Generally most people have a TV at home that will work with Point Blank Simulator, but TV’s vary a lot in screen reflection, quality and back lighting. All these things affect how accurate PBS’s shot detection will work.
If you are using a TV and find the shots get thrown randomly to a different part of the screen, you may need to stop the IR laser refracting on the glass on the TV.
You can buy an IR electro static filter that attaches to the screen, and helps the camera detect the actual IR shot, thus giving you a much more accurate experience. This add-on for your TV is not needed by everyone, it’s all down to the make, model and quality of the TV you have.
The electrostatic filter can be left on the TV screen for normal TV or console operation etc, so wont affect your viewing pleasure when not using PBS.
Another issue we have found between TV models is the amount of laser light the TV screen absorbs. Some models we have tested work with visible red and green lasers, also invisible IR laser. But some models absorb the laser light too much, that our shot detection software cannot see the dot. You can barely see it with your naked eye too.

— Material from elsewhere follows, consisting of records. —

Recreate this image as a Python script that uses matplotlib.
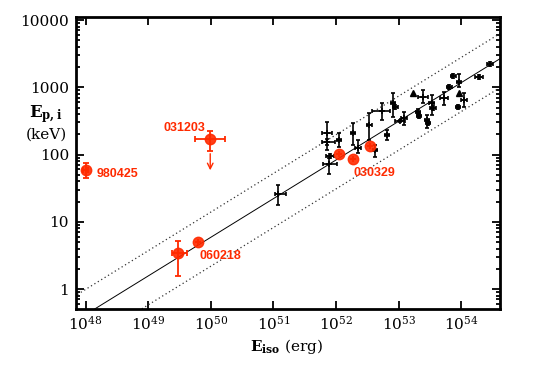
import matplotlib
matplotlib.use("Agg")
import matplotlib.pyplot as plt
import numpy as np

# Eiso in units of 1e52 erg, Ep,i in keV
blk_eiso = [0.12, 0.71, 0.71, 0.81, 0.78, 1.12, 1.88, 2.25, 3.38, 4.2, 5.45, 8.2, 8.8,
            6.5, 10.6, 12.2, 24.6, 20.5, 21.2, 28.5, 29.5, 34, 35.6, 53, 64, 74, 93,
            89, 111, 193, 289]
blk_ep = [26, 207, 155, 95, 72, 164, 209, 125, 275, 117, 444, 583, 508,
          195, 315, 349, 716, 429, 373, 326, 294, 583, 491, 692, 1010, 1470, 1200,
          508, 646, 1420, 2220]
blk_eiso_lo = [0.107, 0.59, 0.59, 0.70, 0.62, 1.02, 1.75, 2.0, 3.1, 3.9, 3.8, 7.6, 8.0,
               6.0, 8.8, 11.0, 20.4, 19, 19.5, 26, 27, 31, 32, 46, 59, 68, 86,
               82, 100, 166, 260]
blk_eiso_hi = [0.158, 0.85, 0.97, 0.93, 1.05, 1.22, 2.0, 2.5, 3.7, 4.5, 7.3, 8.8, 9.6,
               7.0, 12.7, 13.5, 29.5, 22, 23, 31, 32, 37, 39, 61, 70, 81, 100,
               96, 123, 224, 320]
blk_ep_lo = [17.7, 117, 140, 88, 51, 129, 138, 105, 164, 92, 326, 361, 470,
             165, 300, 275, 583, 395, 350, 248, 275, 386, 460, 545, 950, 1380, 1010,
             480, 508, 1340, 2100]
blk_ep_hi = [35, 307, 170, 102, 89, 209, 294, 164, 414, 138, 583, 820, 550,
             230, 330, 429, 910, 480, 400, 386, 315, 767, 525, 849, 1080, 1570, 1575,
             540, 820, 1500, 2350]

tri_eiso = [17, 93]
tri_ep = [820, 820]

# red GRBs
red_eiso = [1.0e-4, 0.0098, 0.0063, 0.0030, 1.12, 1.88, 3.5]
red_ep = [59, 170, 5.0, 3.4, 102, 86, 134]
red_eiso_lo = [0.92e-4, 0.0056, 0.0063, 0.0024, 1.12, 1.88, 3.5]
red_eiso_hi = [1.08e-4, 0.017, 0.0063, 0.0042, 1.12, 1.88, 3.5]
red_ep_lo = [45, 113, 5.0, 1.56, 102, 86, 134]
red_ep_hi = [75, 224, 5.0, 5.2, 102, 86, 134]
red_names = ["980425", "031203", "060218", "", "", "", "030329"]

# upper limit arrow for 031203
lim_eiso = 0.0098
lim_ep_top = 113
lim_ep_bot = 53

# Amati relation and its band
K, m = 83.0, 0.575
band_up, band_dn = 0.375, -0.43

red = '#ff2a00'

plt.rcParams['font.family'] = 'DejaVu Serif'
plt.rcParams['mathtext.fontset'] = 'dejavuserif'

fig = plt.figure(figsize=(5.41, 3.73), dpi=100)
ax = fig.add_axes([0.1405, 0.1716, 0.784, 0.7828])
ax.set_xscale('log')
ax.set_yscale('log')

# lines
xx = np.logspace(47, 55, 50)
yy = K * (xx / 1e52) ** m
ax.plot(xx, yy, color='black', lw=0.7)
ax.plot(xx, yy * 10 ** band_up, color='#333333', lw=0.9, ls=(0, (1, 2.2)))
ax.plot(xx, yy * 10 ** band_dn, color='#333333', lw=0.9, ls=(0, (1, 2.2)))

# black points
bx = np.array(blk_eiso) * 1e52
by = np.array(blk_ep)
xerr = [bx - np.array(blk_eiso_lo) * 1e52, np.array(blk_eiso_hi) * 1e52 - bx]
yerr = [by - np.array(blk_ep_lo), np.array(blk_ep_hi) - by]
ax.errorbar(bx, by, xerr=xerr, yerr=yerr, fmt='+', color='black', ms=4, mew=1.2,
            elinewidth=1.2, capsize=1.5, capthick=1.2, zorder=3)
ax.plot(np.array(tri_eiso) * 1e52, tri_ep, '^', color='black', ms=4, zorder=3)

# red points
rx = np.array(red_eiso) * 1e52
ry = np.array(red_ep)
rxerr = [rx - np.array(red_eiso_lo) * 1e52, np.array(red_eiso_hi) * 1e52 - rx]
ryerr = [ry - np.array(red_ep_lo), np.array(red_ep_hi) - ry]
ax.errorbar(rx, ry, xerr=rxerr, yerr=ryerr, fmt='none', ecolor=red, elinewidth=1.3,
            capsize=2, capthick=1.3, zorder=4)
ax.plot(rx, ry, 'o', color=red, ms=7.5, mec=red, alpha=0.9, zorder=5)
ax.annotate('', xy=(lim_eiso * 1e52, lim_ep_bot), xytext=(lim_eiso * 1e52, lim_ep_top),
            arrowprops=dict(arrowstyle='->', color=red, lw=1.0), zorder=4)

lab_font = dict(color=red, family='Liberation Sans', weight='bold', fontsize=9)
ax.text(rx[0] * 1.5, ry[0] * 0.86, red_names[0], ha='left', va='center', **lab_font)
ax.text(rx[1] / 1.2, ry[1] * 1.45, red_names[1], ha='right', va='center', **lab_font)
ax.text(rx[2] * 1.05, ry[2] / 1.6, red_names[2], ha='left', va='center', **lab_font)
ax.text(rx[5] * 1.0, ry[5] / 1.6, red_names[6], ha='left', va='center', **lab_font)

ax.set_xlim(10 ** 47.848, 10 ** 54.621)
ax.set_ylim(0.505, 11090)

ax.set_xticks([10.0 ** k for k in range(48, 55)])
ax.set_xticklabels([r'$10^{%d}$' % k for k in range(48, 55)], fontsize=11)
ax.xaxis.set_minor_locator(matplotlib.ticker.NullLocator())
ax.set_yticks([1, 10, 100, 1000, 10000])
ax.set_yticklabels(['1', '10', '100', '1000', '10000'], fontsize=11)

ax.tick_params(which='both', direction='in', top=True, right=True, width=1.3)
ax.tick_params(which='major', length=6, pad=5)
ax.tick_params(axis='x', which='major', pad=4)
ax.tick_params(which='minor', length=3)
for s in ax.spines.values():
    s.set_linewidth(2)

fig.text(0.085, 0.695, r'$\mathbf{E_{p,i}}$', ha='center', va='center', fontsize=12)
fig.text(0.085, 0.64, '(keV)', ha='center', va='center', fontsize=11)
fig.text(0.53, 0.072, r'$\mathbf{E_{iso}}$ (erg)', ha='center', va='center', fontsize=11)

fig.savefig('out.png', dpi=100)
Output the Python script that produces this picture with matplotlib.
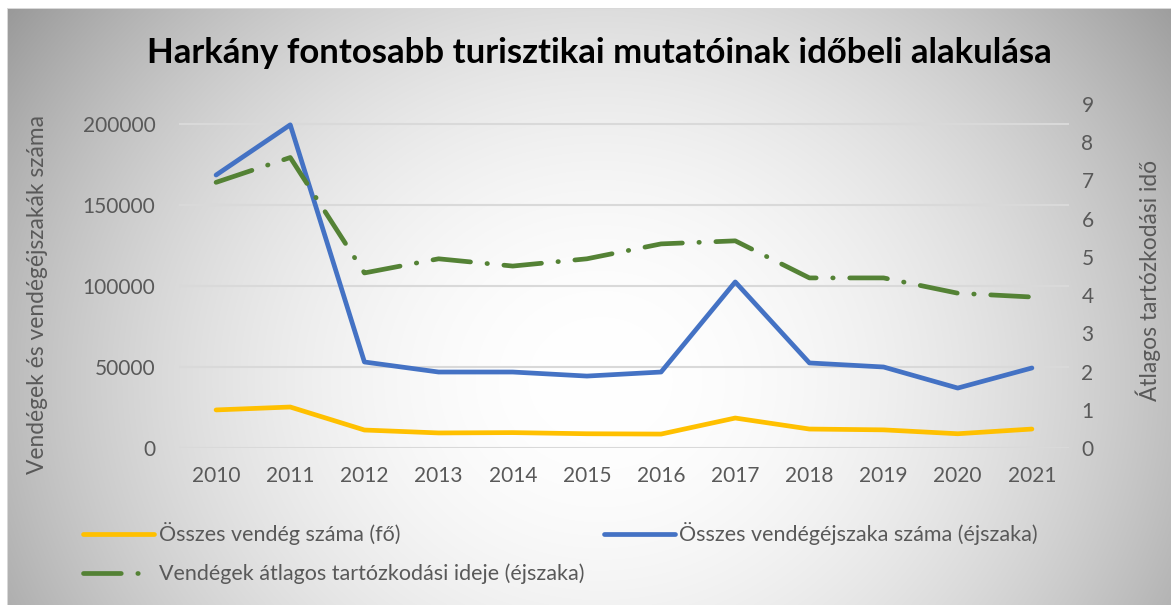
import numpy as np
import matplotlib
matplotlib.use('Agg')
import matplotlib.pyplot as plt

plt.rcParams['font.family'] = ['Lato', 'DejaVu Sans']

years = ['2010', '2011', '2012', '2013', '2014', '2015',
         '2016', '2017', '2018', '2019', '2020', '2021']
vendeg = [23500, 25300, 11100, 9300, 9500, 8800,
          8600, 18500, 11700, 11200, 8800, 11700]
vendegejszaka = [168500, 199500, 53100, 46900, 46900, 44400,
                 46900, 102500, 52500, 50000, 37000, 49400]
atlag = [6.95, 7.6, 4.58, 4.95, 4.76, 4.95,
         5.34, 5.42, 4.45, 4.45, 4.05, 3.95]

left_ticks = [0, 50000, 100000, 150000, 200000]
right_ticks = list(range(10))

W, H = 1171, 605
fig = plt.figure(figsize=(W / 100, H / 100), dpi=100)
fig.patch.set_facecolor('white')

# radial grey background
bg = fig.add_axes([0, 0, 1, 1], zorder=-10)
yy, xx = np.mgrid[0:H, 0:W]
g = 1 - 0.254 * ((xx - 600) / 580.0) ** 2 - 9.76e-7 * (yy - 380) ** 2
g = np.clip(g, 0.6, 1.0)
img = np.dstack([g, g, g])
img[:8, :, :] = 1.0
img[:, :7, :] = 1.0
img[8, 7:, :] = 0.85
img[8:, 7, :] = 0.85
bg.imshow(img, extent=[0, W, H, 0], aspect='auto', interpolation='bilinear')
bg.set_xlim(0, W)
bg.set_ylim(H, 0)
bg.axis('off')

ax = fig.add_axes([179 / W, 1 - 448 / H, (1069 - 179) / W, (448 - 104) / H])
ax.patch.set_alpha(0)
ax2 = ax.twinx()
ax2.patch.set_alpha(0)

x = np.arange(len(years))
yellow = '#FFC000'
blue = '#4472C4'
green = '#548235'
grey_txt = '#595959'

l1, = ax.plot(x, vendeg, color=yellow, lw=3.4, solid_joinstyle='round',
              solid_capstyle='round', label='Összes vendég száma (fő)')
l2, = ax.plot(x, vendegejszaka, color=blue, lw=3.4, solid_joinstyle='round',
              solid_capstyle='round', label='Összes vendégéjszaka száma (éjszaka)')
l3, = ax2.plot(x, atlag, color=green, lw=3.4, dash_capstyle='round',
               dash_joinstyle='round',
               label='Vendégek átlagos tartózkodási ideje (éjszaka)')
l3.set_dashes([8, 3.5, 0.1, 3.5])

ax.set_xlim(-0.5, len(years) - 0.5)
ax.set_ylim(0, 200000 * 344 / 324)
ax2.set_ylim(0, 9)
ax.set_yticks(left_ticks)
ax.set_yticklabels([str(v) for v in left_ticks])
ax2.set_yticks(right_ticks)
ax.set_xticks(x)
ax.set_xticklabels(years)
ax.grid(axis='y', color='#d9d9d9', lw=1.5)
ax.set_axisbelow(True)

for a in (ax, ax2):
    for s in a.spines.values():
        s.set_visible(False)
ax.tick_params(axis='both', length=0, labelsize=15, labelcolor=grey_txt)
ax.tick_params(axis='y', pad=17)
ax.tick_params(axis='x', pad=13)
ax2.tick_params(axis='y', length=0, labelsize=15, labelcolor=grey_txt, pad=9)

fig.text(0.512, 1 - 53 / H, 'Harkány fontosabb turisztikai mutatóinak időbeli alakulása',
         ha='center', va='center', fontsize=25, fontweight='bold', color='black')
fig.text(38 / W, 1 - 295 / H, 'Vendégek és vendégéjszakák száma', rotation=90,
         ha='center', va='center', fontsize=16.4, color=grey_txt)
fig.text(1148 / W, 1 - 280 / H, 'Átlagos tartózkodási idő', rotation=90,
         ha='center', va='center', fontsize=16.4, color=grey_txt)

leg = fig.legend([l1, l3, l2], [l1.get_label(), l3.get_label(), l2.get_label()],
                 ncol=2, loc='upper left', bbox_to_anchor=(64 / W, 1 - 503 / H),
                 frameon=False, fontsize=15.5, handlelength=3.3, handletextpad=0.2,
                 columnspacing=0.9, labelspacing=0.85)
for t in leg.get_texts():
    t.set_color(grey_txt)

fig.savefig('out.png', dpi=100)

So our recommendation is that our system is designed for a projector, but if it works on your TV, then you will have an awesome virtual range in your living room. But we cannot guarantee it will work with your TV model.
Minimum TV Specs:
- 50″ LCD HD screen
- No backlight / switchable
Recommended TV Specs:
- 55″+ LED 4K HDR
- No backlight / switchable / OLED
Projectors vary a lot in quality and output. So as a general rule for advice before buying, is to go for the best you can afford.
The specs we recommend are 16:9 ratio 1080p with at least 4000-4500 lumens. But if you have a 1080p / 4K projector with 6000 lumens, you will more than likely have better results.
During our testing, we have had good results even down to sub £100 projectors that are 1080p with 4500 lumens, projected to 150″.
The minimum recommended projection area is around 77″ and can go all the way up to 200″, projector quality allowing. The thing you have to remember is the larger your projected image, the further back the PBS USB 2.0 camera has to be. The camera has to be able to see the whole projected image to work.
Ambient lighting can affect the results of your simulator. Light bleed from daylight or in house lighting may throw some strange results. Our recommendation is to control the lighting in your environment the best you can, so bright days to night-time will not change your experience on the simulator.